Shapiro-like Resonance in Ultracold Molecule Production via an Oscillating Magnetic Field

TL;DR

This paper investigates Shapiro-like resonances in ultracold molecule production using oscillating magnetic fields, revealing how resonance profiles are affected by temperature, amplitude, and many-body effects, with implications for optimizing molecular yields.

Contribution

The study provides a theoretical model explaining resonance behaviors and predicts a maximum molecular yield ceiling in uncondensed clouds, extending understanding of ultracold molecule formation.

Findings

Resonance profiles fit Lorentzian functions.

Line widths broaden with amplitude and duration.

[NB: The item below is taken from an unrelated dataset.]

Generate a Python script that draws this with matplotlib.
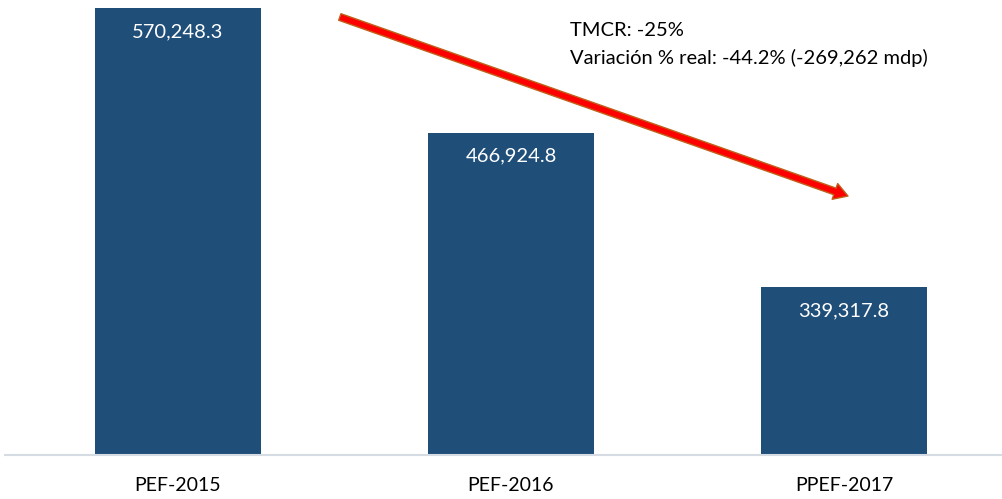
import matplotlib
matplotlib.use("Agg")
import matplotlib.pyplot as plt
from matplotlib.patches import FancyArrowPatch

categories = ["PEF-2015", "PEF-2016", "PPEF-2017"]
values = [570248.3, 466924.8, 339317.8]
value_labels = ["570,248.3", "466,924.8", "339,317.8"]
note_lines = ["TMCR: -25%", "Variación % real: -44.2% (-269,262 mdp)"]

plt.rcParams["font.family"] = ["Lato", "DejaVu Sans"]

fig = plt.figure(figsize=(10.02, 4.99), dpi=100)
ax = fig.add_axes([5 / 1002, 1 - 455 / 499, 997 / 1002, 455 / 499])

bar_color = "#1F4E79"
x = list(range(len(categories)))
bars = ax.bar(x, values, width=0.4985, color=bar_color, zorder=2)

ymin = 200000
ymax = ymin + 455 / 0.0012073
ax.set_ylim(ymin, ymax)
ax.set_xlim(-173 / 333, 824 / 333)

for b, lab in zip(bars, value_labels):
    ax.annotate(lab, (b.get_x() + b.get_width() / 2, b.get_height()),
                xytext=(0, -17), textcoords="offset points",
                ha="center", va="center", color="white", fontsize=14.5)

for s in ["top", "right", "left"]:
    ax.spines[s].set_visible(False)
ax.spines["bottom"].set_color("#D6DCE4")
ax.spines["bottom"].set_linewidth(1.5)
ax.set_yticks([])
ax.set_xticks(x)
ax.set_xticklabels(categories, fontsize=14, color="black")
ax.tick_params(axis="x", length=0, pad=16)

# Trend arrow
arrow = FancyArrowPatch(posA=(0.486, 562800), posB=(2.012, 414500),
                        arrowstyle="simple,head_length=1.0,head_width=1.2,tail_width=0.5",
                        mutation_scale=10, fc="#FF0000", ec="#C0601A", lw=1.0,
                        zorder=5, shrinkA=0, shrinkB=0)
ax.add_patch(arrow)

fig.text(570 / 1002, 1 - 30 / 499, note_lines[0], fontsize=14.5, va="center", ha="left")
fig.text(570 / 1002, 1 - 58 / 499, note_lines[1], fontsize=14.5, va="center", ha="left")

fig.savefig("out.png", dpi=100)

Maximum yield in uncondensed clouds is about 1/3.

Abstract

We study the process of production of ultracold molecules from ultracold atoms using a sinusoidally oscillating magnetic field modulation. When the magnetic field is resonant roughly with the molecular binding energy, Shapiro-like resonances are observed. Their resonance profiles are well fitted by the Lorentzian functions. The line widths depend on both the amplitude and the duration of the applied modulations, and are found to be dramatically broadened by thermal dephasing effect. The resonance centers shift due to both many-body effect and finite temperature effect. Our theory is consistent with recent experiment (S. T. Thompson, E. Hodby, and C. E. Wieman, Phys. Rev. Lett. 95, 190404 (2005)). Our model predicts a 1/3 ceiling for the molecular production yield in uncondensed ultracold atomic clouds for a long coupling time, while for the condensed atoms the optimal conversion yield could be beyond the limit.